Interfacial chemo-mechanical stability research addresses the critical failure mechanisms of lithium metal and silicon anodes in solid-state batteries. Focusing on dendrite penetration and interfacial degradation, we propose a stability regulation mechanism under multiphysics coupling, transcending conventional single-property optimization by synergizing chemical compatibility, electronic insulation, and mechanical compliance. By designing flexible functionalized interlayers, we significantly enhance interfacial wettability and block electron leakage, enabling uniform lithium deposition and long-term cycling stability. Through multiscale chemical characterization and chemo-mechanical modeling, we elucidate interfacial element interdiffusion, stress accumulation, and fracture evolution in silicon anodes, and develop adaptive interface modification strategies to mitigate parasitic reactions and mechanical mismatch. This work establishes a cross-scale theoretical framework and universal design principles for robust interfaces in high-energy-density solid-state batteries, accelerating the development of safe and efficient energy storage systems.

（1）Hanyu Huo*, Yang Bai, Sebastian Leonard Benz, Timo Weintraut, Shuo Wang, Anja Henss, Dierk Raabe*, Jürgen Janek*,  Advanced Materials, 2025, 2415006.

（2）Hanyu Huo*, Ming Jiang, Yang Bai, Shamail Ahmed, Kerstin Volz, Hannah Hartmann, Anja Henss, Chandra Veer Singh, Dierk Raabe*, Jürgen Janek*, Chemo-Mechanical Failure Mechanisms of the Silicon Anode in Solid-State Batteries, Nature Materials, 2024, 23 (4), 543-551.

（3）Hanyu Huo*, Jürgen Janek*, National Science Review, 2023, nwad098.

（4）Hanyu Huo*, Jürgen Janek*, ACS Energy Letters, 2022, 7, 11, 4005–4016.

Research Direction Three: Advanced Characterization

Advanced characterization techniques are pivotal for unraveling interfacial reaction mechanisms and guiding material design in solid-state batteries. To address the ambiguous interfacial evolution between composite electrolytes and cathodes, we developed non-invasive, dynamic in situ monitoring methods. Ultrasonic imaging technology enables real-time, nondestructive observation of interfacial failure processes in solid-state pouch cells, precisely capturing electrolyte decomposition and gas evolution. Coupled with in situ XPS analysis, we elucidated the electronic state reconstruction and interfacial side reactions between polymer segments and sulfide electrolytes. Guided by these insights, we proposed polymer polarity modulation strategies to enhance the oxidative stability and interfacial compatibility of composite electrolytes, enabling their integration with high-voltage cathodes.

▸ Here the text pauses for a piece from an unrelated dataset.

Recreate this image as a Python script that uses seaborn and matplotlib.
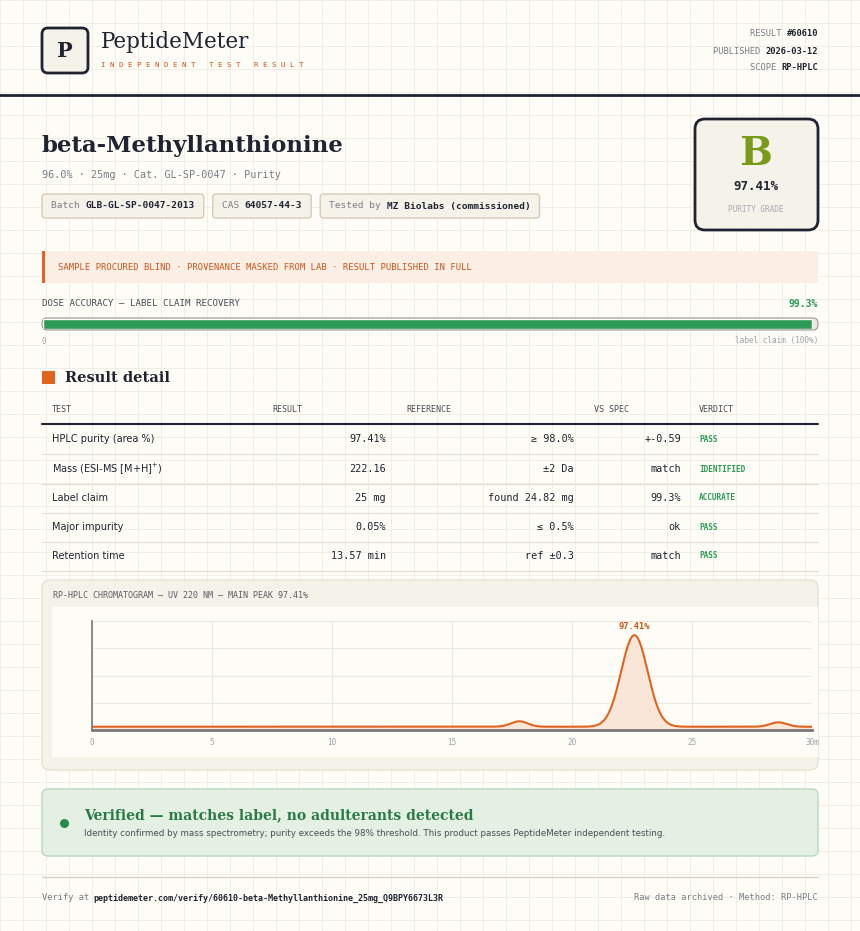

This research establishes a closed-loop paradigm of "dynamic interface analysis-reaction mechanism modeling-rational material design", accelerating the transition from empirical exploration to mechanism-driven innovation in solid-state battery development.

（1）Hanyu Huo*, Ming Jiang, Boris Mogwitz, Joachim Sann, Yuriy Yusim, Tong-Tong Zuo, Yannik Moryson, Philip Minnmann, Felix H. Richter, Chandra Veer Singh*, Jürgen Janek*, Angewandte Chemie International Edition, 2023, e202218044.

（2）Hanyu Huo, Kai Huang, Wei Luo*, Jintao Meng, Liangyi Zhou, Zhe Deng, Jiayun Wen, Yiming Dai, Zhimei Huang, Yue Shen*, Xiangxin Guo, Xiulei Ji, and Yunhui Huang*, ACS Energy Letters, 2022, 7, 2, 650–658.